Saya mendengar Syaikh Abū ‘Alī ad-Daqqāq berkata: “Tawājud mengharuskan adanya kecelaan hamba. Sedang wujd mengharuskan setenggelaman hamba. Demikian pula wujūd mengharuskan kesirnaan hamba. Seperti orang yang menyaksikan lautan. Kemudian mengarungi lautan itu, lantas tenggelam di dalamnya. Struktur persoalan ini dikatakan secara berurutan, mulai dari: “Qushūd (bermaksud), Wurūd (sampai), kemudian Syuhūd (penyaksian), lalu Wujūd, terakhir Khumūd (sirna). Dengan kadar kriteria wujūd-lah, khumūd dapat dicapai.”

Bagi orang yang ber-wujūd memiliki kesadaran (shahw) dan ketidaksadaran (mahw). Kondisi shahw adalah keabadiannya dengan al-Ḥaqq, sedang kondisi mahw-nya adalah kefana’annya dengan al-Ḥaqq. Keduanya saling berkelindan selamanya. Apabila shahw dengan al-Ḥaqq yang lebih unggul, ia telah sampai (wushūl). Karena itu, Rasūlullāh s.a.w. bersabda: (Hadits Qudsi): “Dengan-Ku ia mendengar dan dengan-Ku ia melihat.

Manshūr bin ‘Abdullāh berkata: “Seseorang berada dalam halaqah asy-Syiblī, dan orang itu kemudian bertanya: “Apakah pengaruh keabsahan wujd itu tampak pada diri orang-orang yang mencapai al-wujūd?” “Benar. Cahaya yang memancar, bersamaan dengan sinar kerinduan, sehingga pengeruhnya mewarnai lubuk hatinya,” demikian jawab asy-Syiblī.”

Gambaran ini jelas dalam syair Ibn-ul-Mu‘tazz:

Gelas yang dibasahi air karena cemerlang beningnya,

Lalu mutiara tumbuh dari bumi emas,

Sedang kaum menyucikan karena kagum,

Pada cahaya air di dalam api dari anggur yang ranum,

Diwarisi ‘Ād dari negeri Iram,

Sebagai simpanan Kisra, mulai dari nenek moyangnya.

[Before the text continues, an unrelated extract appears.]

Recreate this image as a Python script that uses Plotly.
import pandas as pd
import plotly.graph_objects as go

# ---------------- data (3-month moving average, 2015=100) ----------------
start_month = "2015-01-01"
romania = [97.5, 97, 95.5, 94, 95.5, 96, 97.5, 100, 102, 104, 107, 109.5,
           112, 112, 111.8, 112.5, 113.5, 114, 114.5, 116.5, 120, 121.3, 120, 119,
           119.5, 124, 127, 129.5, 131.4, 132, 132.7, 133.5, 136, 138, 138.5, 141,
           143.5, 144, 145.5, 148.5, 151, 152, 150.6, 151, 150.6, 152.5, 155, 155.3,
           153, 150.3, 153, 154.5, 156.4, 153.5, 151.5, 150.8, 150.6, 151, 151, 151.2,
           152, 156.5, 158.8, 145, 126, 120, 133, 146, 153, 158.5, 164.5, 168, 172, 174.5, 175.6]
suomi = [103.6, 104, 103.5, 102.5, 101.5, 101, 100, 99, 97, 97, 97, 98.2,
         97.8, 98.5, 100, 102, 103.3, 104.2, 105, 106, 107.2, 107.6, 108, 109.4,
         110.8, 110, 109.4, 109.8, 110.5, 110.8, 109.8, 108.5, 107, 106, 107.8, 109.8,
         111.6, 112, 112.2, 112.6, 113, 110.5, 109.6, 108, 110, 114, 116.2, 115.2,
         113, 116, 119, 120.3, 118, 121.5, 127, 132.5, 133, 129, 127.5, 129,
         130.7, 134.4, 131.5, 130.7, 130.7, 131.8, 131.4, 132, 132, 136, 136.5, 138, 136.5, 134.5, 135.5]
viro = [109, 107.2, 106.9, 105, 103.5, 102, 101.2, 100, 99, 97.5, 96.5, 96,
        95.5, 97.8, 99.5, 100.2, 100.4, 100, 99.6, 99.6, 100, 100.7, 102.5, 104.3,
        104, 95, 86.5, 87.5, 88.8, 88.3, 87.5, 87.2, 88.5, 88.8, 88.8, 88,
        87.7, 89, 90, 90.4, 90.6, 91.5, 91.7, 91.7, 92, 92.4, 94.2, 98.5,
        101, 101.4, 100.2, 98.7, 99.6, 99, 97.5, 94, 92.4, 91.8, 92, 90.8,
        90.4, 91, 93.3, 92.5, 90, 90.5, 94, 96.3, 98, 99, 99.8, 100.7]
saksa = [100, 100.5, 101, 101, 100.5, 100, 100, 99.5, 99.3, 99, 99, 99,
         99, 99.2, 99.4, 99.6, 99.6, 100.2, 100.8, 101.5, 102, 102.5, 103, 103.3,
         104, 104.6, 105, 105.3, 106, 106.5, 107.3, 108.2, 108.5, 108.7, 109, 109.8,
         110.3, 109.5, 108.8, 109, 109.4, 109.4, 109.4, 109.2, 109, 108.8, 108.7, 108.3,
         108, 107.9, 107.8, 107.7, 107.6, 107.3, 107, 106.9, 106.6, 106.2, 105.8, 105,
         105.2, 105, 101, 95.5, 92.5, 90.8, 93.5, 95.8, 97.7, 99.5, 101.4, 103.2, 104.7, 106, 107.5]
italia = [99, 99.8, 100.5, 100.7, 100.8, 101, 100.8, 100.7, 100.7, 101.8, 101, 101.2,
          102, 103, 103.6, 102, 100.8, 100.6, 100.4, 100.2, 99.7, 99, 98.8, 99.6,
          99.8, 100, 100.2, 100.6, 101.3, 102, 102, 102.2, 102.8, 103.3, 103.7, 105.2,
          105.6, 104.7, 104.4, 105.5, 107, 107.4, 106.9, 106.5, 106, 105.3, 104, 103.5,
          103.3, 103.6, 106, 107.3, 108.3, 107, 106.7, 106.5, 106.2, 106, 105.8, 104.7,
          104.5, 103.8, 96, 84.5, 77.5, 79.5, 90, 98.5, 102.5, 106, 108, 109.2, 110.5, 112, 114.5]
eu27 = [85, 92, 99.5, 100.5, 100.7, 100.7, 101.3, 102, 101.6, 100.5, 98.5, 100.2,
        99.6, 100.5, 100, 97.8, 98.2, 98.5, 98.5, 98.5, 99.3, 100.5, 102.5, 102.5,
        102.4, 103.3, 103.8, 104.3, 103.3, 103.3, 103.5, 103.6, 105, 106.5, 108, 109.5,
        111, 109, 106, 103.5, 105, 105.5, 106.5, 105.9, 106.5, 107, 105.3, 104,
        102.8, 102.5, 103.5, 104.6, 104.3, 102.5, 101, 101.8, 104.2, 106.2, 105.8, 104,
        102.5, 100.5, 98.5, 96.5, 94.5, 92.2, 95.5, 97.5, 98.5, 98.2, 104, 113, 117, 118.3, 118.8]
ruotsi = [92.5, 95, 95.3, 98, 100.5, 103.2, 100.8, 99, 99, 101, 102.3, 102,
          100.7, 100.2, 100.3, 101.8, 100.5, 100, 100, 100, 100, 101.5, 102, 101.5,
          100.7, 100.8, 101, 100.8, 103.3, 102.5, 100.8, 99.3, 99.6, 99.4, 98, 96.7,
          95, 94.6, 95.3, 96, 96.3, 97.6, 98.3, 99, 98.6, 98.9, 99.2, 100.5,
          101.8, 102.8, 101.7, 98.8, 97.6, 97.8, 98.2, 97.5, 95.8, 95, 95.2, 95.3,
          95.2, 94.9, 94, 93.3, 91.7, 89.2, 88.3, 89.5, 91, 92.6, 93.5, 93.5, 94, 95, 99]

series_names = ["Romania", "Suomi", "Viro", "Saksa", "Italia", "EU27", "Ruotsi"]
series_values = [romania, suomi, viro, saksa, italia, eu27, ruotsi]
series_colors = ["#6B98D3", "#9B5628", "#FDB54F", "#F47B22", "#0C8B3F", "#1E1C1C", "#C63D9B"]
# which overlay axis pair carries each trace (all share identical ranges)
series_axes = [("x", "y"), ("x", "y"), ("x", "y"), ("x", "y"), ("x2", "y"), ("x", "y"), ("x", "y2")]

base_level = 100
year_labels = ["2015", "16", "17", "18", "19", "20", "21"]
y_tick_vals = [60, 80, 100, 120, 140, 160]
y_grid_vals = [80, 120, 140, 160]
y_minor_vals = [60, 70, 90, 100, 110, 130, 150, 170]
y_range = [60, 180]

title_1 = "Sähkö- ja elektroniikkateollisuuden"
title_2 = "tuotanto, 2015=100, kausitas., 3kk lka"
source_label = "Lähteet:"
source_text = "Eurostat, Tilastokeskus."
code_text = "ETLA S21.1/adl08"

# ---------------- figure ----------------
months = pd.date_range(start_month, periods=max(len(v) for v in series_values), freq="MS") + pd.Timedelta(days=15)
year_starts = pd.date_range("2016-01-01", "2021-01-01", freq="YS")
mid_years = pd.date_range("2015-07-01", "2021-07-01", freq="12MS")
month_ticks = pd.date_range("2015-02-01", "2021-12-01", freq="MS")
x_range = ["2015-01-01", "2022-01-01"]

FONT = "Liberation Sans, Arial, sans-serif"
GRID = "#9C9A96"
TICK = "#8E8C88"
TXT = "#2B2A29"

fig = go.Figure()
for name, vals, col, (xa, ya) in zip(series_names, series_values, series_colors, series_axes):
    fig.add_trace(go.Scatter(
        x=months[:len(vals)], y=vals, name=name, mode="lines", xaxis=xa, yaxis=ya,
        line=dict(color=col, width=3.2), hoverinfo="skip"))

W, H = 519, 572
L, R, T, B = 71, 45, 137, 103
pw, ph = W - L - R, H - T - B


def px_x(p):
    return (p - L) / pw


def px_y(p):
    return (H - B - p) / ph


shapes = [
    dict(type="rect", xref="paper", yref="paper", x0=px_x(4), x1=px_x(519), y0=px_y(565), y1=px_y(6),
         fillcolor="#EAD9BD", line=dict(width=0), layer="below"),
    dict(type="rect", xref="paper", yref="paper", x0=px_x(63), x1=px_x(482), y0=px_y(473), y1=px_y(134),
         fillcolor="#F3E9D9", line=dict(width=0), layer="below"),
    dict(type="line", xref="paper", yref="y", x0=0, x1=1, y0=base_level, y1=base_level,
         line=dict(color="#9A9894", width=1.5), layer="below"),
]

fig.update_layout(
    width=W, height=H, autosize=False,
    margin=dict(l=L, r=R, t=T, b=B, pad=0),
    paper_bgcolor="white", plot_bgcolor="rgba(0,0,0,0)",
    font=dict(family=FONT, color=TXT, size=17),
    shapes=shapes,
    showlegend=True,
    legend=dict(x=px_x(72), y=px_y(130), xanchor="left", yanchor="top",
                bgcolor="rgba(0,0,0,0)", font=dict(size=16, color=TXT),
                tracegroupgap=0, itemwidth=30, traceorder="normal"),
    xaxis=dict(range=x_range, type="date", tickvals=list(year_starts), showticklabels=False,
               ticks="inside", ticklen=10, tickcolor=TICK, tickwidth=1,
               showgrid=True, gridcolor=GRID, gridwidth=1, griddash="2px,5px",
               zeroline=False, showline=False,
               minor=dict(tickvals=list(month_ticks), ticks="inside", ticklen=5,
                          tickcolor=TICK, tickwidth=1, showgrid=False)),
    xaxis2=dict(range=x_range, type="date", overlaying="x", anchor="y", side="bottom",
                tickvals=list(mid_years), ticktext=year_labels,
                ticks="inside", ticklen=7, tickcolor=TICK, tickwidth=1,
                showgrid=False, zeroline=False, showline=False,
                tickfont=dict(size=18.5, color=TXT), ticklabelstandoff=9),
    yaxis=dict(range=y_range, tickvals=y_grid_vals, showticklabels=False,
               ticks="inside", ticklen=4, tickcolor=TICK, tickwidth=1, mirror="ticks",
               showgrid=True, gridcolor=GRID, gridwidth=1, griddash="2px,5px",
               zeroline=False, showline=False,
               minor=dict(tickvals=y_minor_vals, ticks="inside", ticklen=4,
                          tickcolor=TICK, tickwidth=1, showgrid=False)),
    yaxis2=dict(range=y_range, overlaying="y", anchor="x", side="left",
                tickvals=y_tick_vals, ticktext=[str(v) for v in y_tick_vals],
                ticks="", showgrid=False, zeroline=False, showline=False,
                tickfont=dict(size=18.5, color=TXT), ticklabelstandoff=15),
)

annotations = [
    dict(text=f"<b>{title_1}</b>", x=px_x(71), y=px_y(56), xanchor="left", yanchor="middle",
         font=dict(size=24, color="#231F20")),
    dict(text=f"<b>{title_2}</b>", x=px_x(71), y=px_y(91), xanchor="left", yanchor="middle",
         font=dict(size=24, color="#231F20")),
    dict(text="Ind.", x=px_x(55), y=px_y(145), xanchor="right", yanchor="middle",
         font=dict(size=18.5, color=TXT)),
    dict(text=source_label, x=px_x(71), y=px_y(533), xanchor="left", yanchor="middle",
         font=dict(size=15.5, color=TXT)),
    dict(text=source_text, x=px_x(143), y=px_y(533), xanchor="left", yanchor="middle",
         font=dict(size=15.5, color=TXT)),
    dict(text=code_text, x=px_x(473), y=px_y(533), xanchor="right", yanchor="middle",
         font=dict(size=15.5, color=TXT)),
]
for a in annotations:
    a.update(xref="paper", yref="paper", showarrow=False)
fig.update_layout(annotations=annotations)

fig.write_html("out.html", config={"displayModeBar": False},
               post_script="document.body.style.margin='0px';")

Suatu kisah berkenaan dengan Abū Bakr ad-Duqqy: “Jahm ad-Duqqy mengambil kayu di tangannya ketika sedang menyimak dalam ghairahnya, kemudian ia mencabut dari akarnya. Keduanya kemudian berkumpul ketika secara bersamaan saling memanggil. Ad-Duqqy sendiri seorang yang buta. Lalu Jahm berdiri sambil berkeliling dengan penuh emosi, Abū Bakr ad-Duqqy berkata: “Jika mendekat kepadaku, ulurkan kayu itu!” Sementara Jahm ad-Duqqy adalah manusia lemah, lantas ia menemukan sepotong kayu di dekatnya, seraya berkata: “Ini ia!” Lalu ad-Duqqy memegang kaki Jahm, hingga membuatnya tidak dapat bergerak lagi. “Wahai Syaikh, tobat!” teriak Jahm ad-Duqqy. Barulah kemudian Abū Bakr ad-Duqqy melepaskannya.”

Semangat Jahm benar, dan pengekangan ad-Duqqy juga benar. Ketika Jahm menyadari bahwa tindakan ad-Duqqy di atas kondisi ruhaninya, seketika itu pun ia insaf dan berdamai.

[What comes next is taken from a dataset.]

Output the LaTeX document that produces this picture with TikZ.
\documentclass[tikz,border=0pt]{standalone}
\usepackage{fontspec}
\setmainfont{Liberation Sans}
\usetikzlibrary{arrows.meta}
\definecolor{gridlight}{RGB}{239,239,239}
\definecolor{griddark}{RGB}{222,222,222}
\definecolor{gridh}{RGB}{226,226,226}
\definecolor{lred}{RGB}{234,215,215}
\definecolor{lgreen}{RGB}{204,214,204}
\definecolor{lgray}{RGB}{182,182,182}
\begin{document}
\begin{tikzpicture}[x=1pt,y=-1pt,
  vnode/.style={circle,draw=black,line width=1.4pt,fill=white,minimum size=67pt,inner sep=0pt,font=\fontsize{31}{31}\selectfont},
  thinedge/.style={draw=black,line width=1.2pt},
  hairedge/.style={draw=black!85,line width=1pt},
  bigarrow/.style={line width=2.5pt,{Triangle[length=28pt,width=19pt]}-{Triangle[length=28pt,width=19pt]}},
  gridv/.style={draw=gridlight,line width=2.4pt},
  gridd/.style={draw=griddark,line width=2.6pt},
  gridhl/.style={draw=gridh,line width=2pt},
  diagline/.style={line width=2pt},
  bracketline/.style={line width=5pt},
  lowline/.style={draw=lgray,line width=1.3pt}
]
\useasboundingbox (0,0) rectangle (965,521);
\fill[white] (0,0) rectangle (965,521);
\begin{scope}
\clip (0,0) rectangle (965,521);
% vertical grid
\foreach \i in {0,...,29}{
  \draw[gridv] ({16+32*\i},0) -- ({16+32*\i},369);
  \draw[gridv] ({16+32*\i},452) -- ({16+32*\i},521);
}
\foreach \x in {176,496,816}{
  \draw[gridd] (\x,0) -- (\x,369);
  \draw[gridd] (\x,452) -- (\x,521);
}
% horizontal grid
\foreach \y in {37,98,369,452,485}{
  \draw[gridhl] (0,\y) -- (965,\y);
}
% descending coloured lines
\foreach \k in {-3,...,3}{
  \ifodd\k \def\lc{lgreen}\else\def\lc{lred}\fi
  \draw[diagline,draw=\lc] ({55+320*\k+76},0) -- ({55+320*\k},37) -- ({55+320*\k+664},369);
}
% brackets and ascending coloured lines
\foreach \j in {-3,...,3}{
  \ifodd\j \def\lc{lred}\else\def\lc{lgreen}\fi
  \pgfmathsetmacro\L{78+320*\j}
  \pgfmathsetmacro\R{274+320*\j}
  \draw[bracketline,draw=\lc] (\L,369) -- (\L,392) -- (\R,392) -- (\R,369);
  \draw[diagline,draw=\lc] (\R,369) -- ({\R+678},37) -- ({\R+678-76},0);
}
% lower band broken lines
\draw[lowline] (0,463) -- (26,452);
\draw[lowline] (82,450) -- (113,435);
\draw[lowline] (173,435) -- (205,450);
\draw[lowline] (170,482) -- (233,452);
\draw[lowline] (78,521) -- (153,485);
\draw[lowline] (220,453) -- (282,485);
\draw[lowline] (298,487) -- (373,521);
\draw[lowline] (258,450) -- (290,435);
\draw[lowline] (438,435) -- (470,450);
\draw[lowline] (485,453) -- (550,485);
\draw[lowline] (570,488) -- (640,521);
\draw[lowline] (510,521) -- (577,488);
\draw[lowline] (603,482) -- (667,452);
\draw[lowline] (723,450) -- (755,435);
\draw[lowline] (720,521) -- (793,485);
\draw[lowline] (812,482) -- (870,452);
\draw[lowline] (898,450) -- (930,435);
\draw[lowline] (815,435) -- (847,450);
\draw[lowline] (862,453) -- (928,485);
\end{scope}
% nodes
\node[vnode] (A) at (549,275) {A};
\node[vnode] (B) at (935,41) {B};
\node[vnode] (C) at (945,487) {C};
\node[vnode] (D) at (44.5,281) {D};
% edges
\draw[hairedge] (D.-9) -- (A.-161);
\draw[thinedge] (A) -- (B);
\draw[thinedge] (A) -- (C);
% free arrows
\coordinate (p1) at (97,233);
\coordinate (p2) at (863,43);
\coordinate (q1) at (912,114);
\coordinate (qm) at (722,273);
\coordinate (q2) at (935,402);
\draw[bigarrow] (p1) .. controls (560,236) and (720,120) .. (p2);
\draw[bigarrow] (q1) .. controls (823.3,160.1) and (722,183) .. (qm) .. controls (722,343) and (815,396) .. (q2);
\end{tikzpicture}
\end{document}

Begitu pula dengan orang yang tidak berbuat maksiat, ia benar. Namun demikian, apabila yang mengalahkan dirinya adalah kesirnaan diri, maka ia tidak berilmu dan tidak pula berakal, tidak paham serta tidak merasa.

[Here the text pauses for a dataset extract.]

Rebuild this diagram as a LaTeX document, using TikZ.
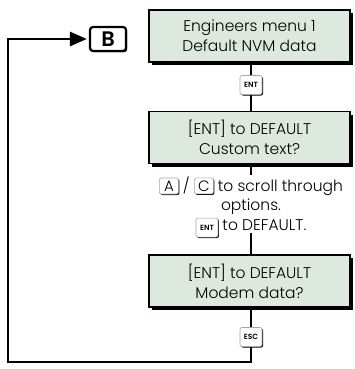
\documentclass[tikz,border=0pt]{standalone}
\usepackage{fontspec}
\setmainfont{Poppins}[UprightFont=* Light, BoldFont=* SemiBold]
\usetikzlibrary{arrows.meta,shadows}
\definecolor{boxfill}{RGB}{221,233,222}
\newcommand{\kbig}[1]{\tikz[baseline=(kk.base)]\node[bigkey](kk){#1};}
\newcommand{\ksmall}[1]{\tikz[baseline=(kk.base)]\node[keycap](kk){#1};}
\begin{document}
\begin{tikzpicture}[x=1pt,y=-1pt,
  menubox/.style={draw=black, line width=1.3pt, fill=boxfill,
    minimum width=201pt, minimum height=52pt, align=center, inner sep=0pt,
    font=\fontsize{15.5}{20}\selectfont,
    drop shadow={shadow xshift=3pt, shadow yshift=-3pt, fill=black, opacity=1}},
  keycap/.style={draw=black!35, fill=white, rounded corners=2pt, line width=0.6pt,
    minimum width=22pt, minimum height=19pt, inner sep=0pt,
    font=\fontsize{7.5}{7.5}\selectfont\bfseries,
    drop shadow={shadow xshift=1pt, shadow yshift=-1pt, fill=black, opacity=1}},
  bigkey/.style={draw=black!35, fill=white, rounded corners=2pt, line width=0.6pt,
    minimum width=19pt, minimum height=16pt, inner sep=0pt,
    font=\fontsize{15}{15}\selectfont,
    drop shadow={shadow xshift=1pt, shadow yshift=-1pt, fill=black, opacity=1}},
  bkey/.style={draw=black, fill=white, rounded corners=3pt, line width=2.2pt,
    minimum width=36pt, minimum height=24pt, inner sep=0pt,
    font=\fontsize{21}{21}\selectfont\bfseries,
    drop shadow={shadow xshift=1.2pt, shadow yshift=-1.2pt, fill=black, opacity=1}},
  conn/.style={line width=2.8pt},
  note/.style={align=center, inner sep=0pt, font=\fontsize{15.5}{19.5}\selectfont}
]
\useasboundingbox[fill=white] (0,0) rectangle (354,369);

\node[menubox] (m1) at (249.5,36) {Engineers menu 1\\Default NVM data};
\node[keycap] (k1) at (251,85) {ENT};
\node[menubox] (m2) at (249.5,137.5) {[ENT] to DEFAULT\\Custom text?};
\node[note] (t) at (251,207) {\kbig{A} / \kbig{C} to scroll through\\options.\\\ksmall{ENT} to DEFAULT.};
\node[menubox] (m3) at (249.5,281) {[ENT] to DEFAULT\\Modem data?};
\node[keycap] (k2) at (251,337) {ESC};
\node[bkey] (b) at (108,39) {B};
\coordinate (lc) at (8,362);

\draw[conn] (k1.north |- m1.south) -- (k1.north);
\draw[conn] (k1.south) -- (k1.south |- m2.north);
\draw[conn] (k1 |- m2.south) -- (251,175);
\draw[conn] (251,233) -- (k1 |- m3.north);
\draw[conn] (k2.north |- m3.south) -- (k2.north);
\draw[conn, -{Triangle[length=17pt,width=14pt]}, shorten >=2pt] (k2.south) |- (lc) |- (b.west);
\end{tikzpicture}
\end{document}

Istri Abū ‘Abdillāh at-Targhundy berkata: “Ketika bencana kelaparan sedang melanda, sementara manusia dijemput maut karena paceklik itu, tiba-tiba Abū ‘Abdillāh at-Targhundy masuk ke dalam rumah. Ia melihat ada dua kilogram gandum. Berkatalah ia: “Orang-orang mati karena kelaparan, sedang aku masih mempunyai simpanan gandum di rumah.” Lalu ia pun kehilangan akal. Dan sejak saat itu ia tidak pernah bangkit, kecuali pada waktu-waktu shalat fardhu. Usai shalat kembali pada tingkah laku semula, dan begitu seterusnya sampai ia meninggal dunia.”

Kisah ini menunjukkan, bahwa laki-laki tersebut selalu menjaga diri dalam adab syariat, ketika dilanda oleh hukum-hukum hakikat. Demikianlah sifat ahli hakikat. Mengenai faktor penyebab hilangnya akal pada dirinya, dikarenakan kepeduliannya (syafaqah) terhadap nasib sesama kaum Muslimin. Inilah derajat yang lebih kuat dalam sikap perilakunya.